Reviews left on IMDB.com of the new Scooby Doo series “Velma” on HBO Max are among the most negative comments ever left on the site for a TV show.
The thumbs-down commentary has been posted by a veritable army of ordinary people -- many of them long-time fans of the old animated series “Scooby-Doo, Where Are You?” from which “Velma” has been “reimagined.”
First “imagined” in 1969, “Scooby-Doo” was about a group of four teens who solved mysteries. One of them was Velma Dinkley, the “smart” girl in oversized glasses.
Scooby-Doo was a dog -- a clumsy, well-meaning Great Dane -- who was capable of a kind of rudimentary speech (in the manner of the family dog Astro in “The Jetsons”).
Scooby-Doo's owner (not his “parent,” his owner) was one of the teens, Shaggy -- so named for his unkempt hair and goatee beard.
Following its first run on CBS and then ABC until 1985, the “Scooby-Doo” brand has been sustained ever since in spinoffs, revival series and movies, both animated and live-action.
The latest is the animated “Velma” (pictured above), which started streaming on HBO Max in January. The show’s first season encompasses 10 episodes.
The show is positioned as the character's “origin story.” She is voiced by actress and writer Mindy Kaling, whose parents are from India. The reimagined Velma character is also of south Asian descent. To reflect this, the character has been darkened.
In the new show, she is also bisexual.

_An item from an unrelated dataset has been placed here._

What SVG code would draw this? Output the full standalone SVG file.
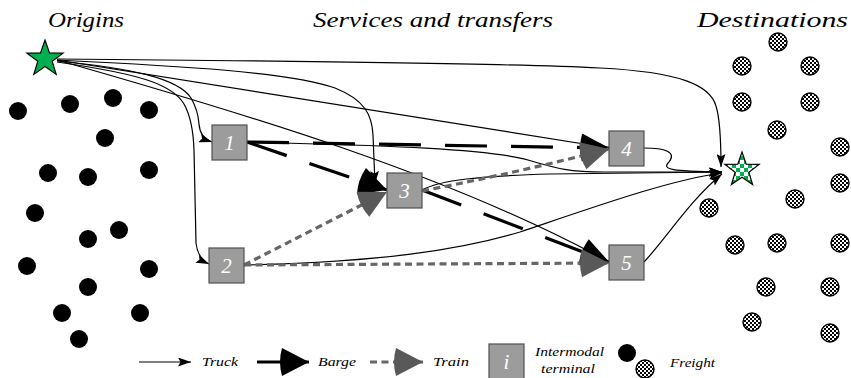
<svg xmlns="http://www.w3.org/2000/svg" width="851" height="378" viewBox="0 0 851 378">
<style>
.t{font-family:"Liberation Serif","Times New Roman",serif;font-style:italic;fill:#000}
.title{font-size:22px}
.lg{font-size:13px}
.num{font-family:"Liberation Serif","Times New Roman",serif;font-style:italic;font-size:21px;fill:#fff;text-anchor:middle}
.box{fill:#9c9c9c;stroke:#505050;stroke-width:1.2}
.truck{fill:none;stroke:#000;stroke-width:1.2;marker-end:url(#mT)}
.barge{fill:none;stroke:#000;stroke-width:3.2;stroke-dasharray:42 24;marker-end:url(#mB)}
.train{fill:none;stroke:#666;stroke-width:3.2;stroke-dasharray:7 4.5;marker-end:url(#mR)}
.od{fill:#000}
.dd{fill:url(#chk);stroke:#000;stroke-width:1.4}
</style>
<defs>
<pattern id="chk" patternUnits="userSpaceOnUse" width="4" height="4">
<rect width="4" height="4" fill="#fff"/>
<rect width="2" height="2" fill="#000"/>
<rect x="2" y="2" width="2" height="2" fill="#000"/>
</pattern>
<pattern id="gchk" patternUnits="userSpaceOnUse" width="8" height="8">
<rect width="8" height="8" fill="#fff"/>
<rect width="4" height="4" fill="#00b050"/>
<rect x="4" y="4" width="4" height="4" fill="#00b050"/>
</pattern>
<marker id="mT" markerUnits="userSpaceOnUse" viewBox="0 0 13 9" markerWidth="13" markerHeight="9" refX="13" refY="4.5" orient="auto">
<path d="M0,0 L13,4.5 L0,9 L2.5,4.5 z" fill="#000"/>
</marker>
<marker id="mB" markerUnits="userSpaceOnUse" viewBox="-3 0 31 28" markerWidth="31" markerHeight="28" refX="28" refY="14" orient="auto">
<path d="M1,0 L28,14 L1,28 Q-3,14 1,0 z" fill="#000"/>
</marker>
<marker id="mR" markerUnits="userSpaceOnUse" viewBox="-3 0 31 28" markerWidth="31" markerHeight="28" refX="28" refY="14" orient="auto">
<path d="M1,0 L28,14 L1,28 Q-3,14 1,0 z" fill="#595959"/>
</marker>
</defs>

<g id="titles">
<text class="t title" x="48" y="27" textLength="76" lengthAdjust="spacingAndGlyphs">Origins</text>
<text class="t title" x="313" y="27" textLength="240" lengthAdjust="spacingAndGlyphs">Services and transfers</text>
<text class="t title" x="697" y="27" textLength="151" lengthAdjust="spacingAndGlyphs">Destinations</text>
</g>

<g id="origin-freight">
<circle class="od" cx="18" cy="111" r="9"/>
<circle class="od" cx="70" cy="104" r="9"/>
<circle class="od" cx="113" cy="98" r="9"/>
<circle class="od" cx="149" cy="110" r="9"/>
<circle class="od" cx="105" cy="138" r="9"/>
<circle class="od" cx="48" cy="173" r="9"/>
<circle class="od" cx="88" cy="177" r="9"/>
<circle class="od" cx="149" cy="170" r="9"/>
<circle class="od" cx="35" cy="213" r="9"/>
<circle class="od" cx="88" cy="239" r="9"/>
<circle class="od" cx="119" cy="230" r="9"/>
<circle class="od" cx="27" cy="266" r="9"/>
<circle class="od" cx="149" cy="269" r="9"/>
<circle class="od" cx="88" cy="287" r="9"/>
<circle class="od" cx="62" cy="313" r="9"/>
<circle class="od" cx="140" cy="313" r="9"/>
<circle class="od" cx="79" cy="339" r="9"/>
</g>

<g id="destination-freight">
<circle class="dd" cx="778" cy="42" r="9"/>
<circle class="dd" cx="742" cy="66" r="9"/>
<circle class="dd" cx="810" cy="66" r="9"/>
<circle class="dd" cx="742" cy="102" r="9"/>
<circle class="dd" cx="810" cy="102" r="9"/>
<circle class="dd" cx="777" cy="130" r="9"/>
<circle class="dd" cx="840" cy="147" r="9"/>
<circle class="dd" cx="840" cy="183" r="9"/>
<circle class="dd" cx="795" cy="199" r="9"/>
<circle class="dd" cx="709" cy="208" r="9"/>
<circle class="dd" cx="735" cy="245" r="9"/>
<circle class="dd" cx="777" cy="243" r="9"/>
<circle class="dd" cx="840" cy="243" r="9"/>
<circle class="dd" cx="766" cy="287" r="9"/>
<circle class="dd" cx="830" cy="287" r="9"/>
<circle class="dd" cx="752" cy="322" r="9"/>
<circle class="dd" cx="830" cy="333" r="9"/>
</g>

<g id="connectors">
<path class="truck" d="M57,59 C 300,61 500,63 600,68 C 680,72 710,85 716,106 Q 721,122 721,167"/>
<path class="truck" d="M57,60 C 180,66 290,72 335,88 C 365,100 372,115 373,135 L 375,184"/>
<path class="truck" d="M57,60 L 609,148"/>
<path class="truck" d="M57,60 C 250,115 450,175 609,262"/>
<path class="truck" d="M57,61 C 130,68 178,78 191,98 Q 198,110 199,124 Q 200,138 212,142"/>
<path class="truck" d="M57,62 C 140,74 172,84 184,104 Q 193,120 194,150 L 196,243 Q 198,259 209,264"/>
<path class="truck" d="M247,142 C 350,145 480,147 528,160 C 558,169 570,172 605,172 L 722,172"/>
<path class="truck" d="M422,190 C 440,180 480,176 550,174 L 722,172"/>
<path class="truck" d="M244,265 C 380,262 460,250 520,232 C 600,205 670,180 722,173"/>
<path class="truck" d="M644,148 C 665,148 677,152 669,162 C 661,170 672,171 722,172"/>
<path class="truck" d="M644,262 C 665,240 690,200 722,174"/>
<path class="barge" d="M247,142 L 609,148"/>
<path class="barge" d="M247,142 L 387,190"/>
<path class="barge" d="M422,190 L 609,262"/>
<path class="train" d="M422,191 Q 520,172 609,149"/>
<path class="train" d="M244,265 L 609,263"/>
<path class="train" d="M244,265 L 387,192"/>
</g>

<g id="origin">
<polygon points="45,40 49.47,52.85 63.07,53.13 52.23,61.35 56.17,74.37 45,66.6 33.83,74.37 37.77,61.35 26.93,53.13 40.53,52.85" fill="#00b050" stroke="#000" stroke-width="1.2"/>
</g>
<g id="destination">
<polygon points="742,152 746.23,164.18 759.12,164.44 748.85,172.22 752.58,184.56 742,177.2 731.42,184.56 735.15,172.22 724.88,164.44 737.77,164.18" fill="url(#gchk)" stroke="#000" stroke-width="1.2"/>
</g>

<g id="terminal-1"><rect class="box" x="212" y="125" width="35" height="35"/><text class="num" x="229.5" y="150">1</text></g>
<g id="terminal-2"><rect class="box" x="209" y="248" width="35" height="35"/><text class="num" x="226.5" y="273">2</text></g>
<g id="terminal-3"><rect class="box" x="387" y="173" width="35" height="35"/><text class="num" x="404.5" y="198">3</text></g>
<g id="terminal-4"><rect class="box" x="609" y="131" width="35" height="35"/><text class="num" x="626.5" y="156">4</text></g>
<g id="terminal-5"><rect class="box" x="609" y="245" width="35" height="35"/><text class="num" x="626.5" y="270">5</text></g>

<g id="legend">
<path d="M139,362 L191,362" fill="none" stroke="#000" stroke-width="1.2" marker-end="url(#mT)"/>
<text class="t lg" x="202" y="366" textLength="36" lengthAdjust="spacingAndGlyphs">Truck</text>
<path d="M257,362 L309,362" fill="none" stroke="#000" stroke-width="3.2" marker-end="url(#mB)"/>
<text class="t lg" x="318" y="366" textLength="38" lengthAdjust="spacingAndGlyphs">Barge</text>
<path d="M370,362 L423,362" fill="none" stroke="#666" stroke-width="3.2" stroke-dasharray="7 4.5" marker-end="url(#mR)"/>
<text class="t lg" x="433" y="366" textLength="36" lengthAdjust="spacingAndGlyphs">Train</text>
<rect class="box" x="489" y="344" width="35" height="35"/>
<text class="num" x="506.5" y="369">i</text>
<text class="t lg" x="535" y="356" textLength="69" lengthAdjust="spacingAndGlyphs">Intermodal</text>
<text class="t lg" x="541" y="373" textLength="54" lengthAdjust="spacingAndGlyphs">terminal</text>
<circle class="od" cx="627" cy="353" r="9"/>
<circle class="dd" cx="645" cy="369" r="9"/>
<text class="t lg" x="670" y="367" textLength="45" lengthAdjust="spacingAndGlyphs">Freight</text>
</g>
</svg>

One of the first-season plot lines has her pining for another girl in her high school.
An online search of “Velma” criticism turns up an embarrassment of riches -- so many negative comments that one newspaper reportedly labeled “Velma” “the most hated show on TV.” And yet, the show has reportedly been renewed for a second season.
For those who enjoy the occasional dive into a cornucopia of social-media negativity, IMDB.com's “Velma” review page is a great place to start.
On Wednesday, the lineup of comments on the page numbered 632. While there are undoubtedly some positive reactions buried in there somewhere, the comments are overwhelmingly negative.
Many detractors complained that this reimagining of the Scooby-Doo brand amounted to obliterating it.
There was also criticism that the new show resorts to adult themes and situations which never would have been a part of the original series.
“This was atrocious. … The jokes were so juvenile, so heavy handed and the premise so far removed from the original IP, it was embarrassing,” wrote one.
“Why is this series about sex and what does any of the random sexual situations have to do with Scooby Doo?” the commenter asked. “Speaking of which, where is Scooby and Shaggy? Shouldn’t they be a part of this too?”
“This series is one of the worst things I have ever seen in my life. I literally prefer to be blind and deaf than to have to watch and hear this big pile of horse crap,” wrote another detractor. “The characters have nothing to do with the original characters from the Scooby Doo franchise and the series is horrible.”
“The original Scooby Doo had a wholesome message about a group of friends from different backgrounds learning to work together to overcome challenges, each with their own strengths and weaknesses, and the mystery could never be solved without working together,” wrote one long-time fan.
“[“Velma”] repeatedly emphasizes superficial characteristics. It embodies every negative stereotype and cliché of the modern remake, exuding pure bitterness and hatred,” the fan wrote.
“All of the characters are entitled, self-absorbed morons,” wrote another “Velma” critic. “The shock value of turning a formerly wholesome children’s cartoon into cynical vulgarity wears thin after about 30 seconds, which is coincidentally about how long into the first episode it takes to realize this show is dedicated to being mean-spirited and aggressively awful for no apparent reason.”
“Imagine taking a kids show and turning it into a disgusting college frat house drama where everyone is a bully and vomiting for laughs,” opined another disappointed “Scooby” fan. “This might be the most hate filled re-interpretation of a cartoon I've ever seen.”
Maybe people are just growing tired of Hollywood's appetite for churning out “reimagined” versions of movies and TV shows that most people would prefer they left alone.
After all, HBO Max is the content company that reimagined Perry Mason as not a lawyer. What exactly was the point of that?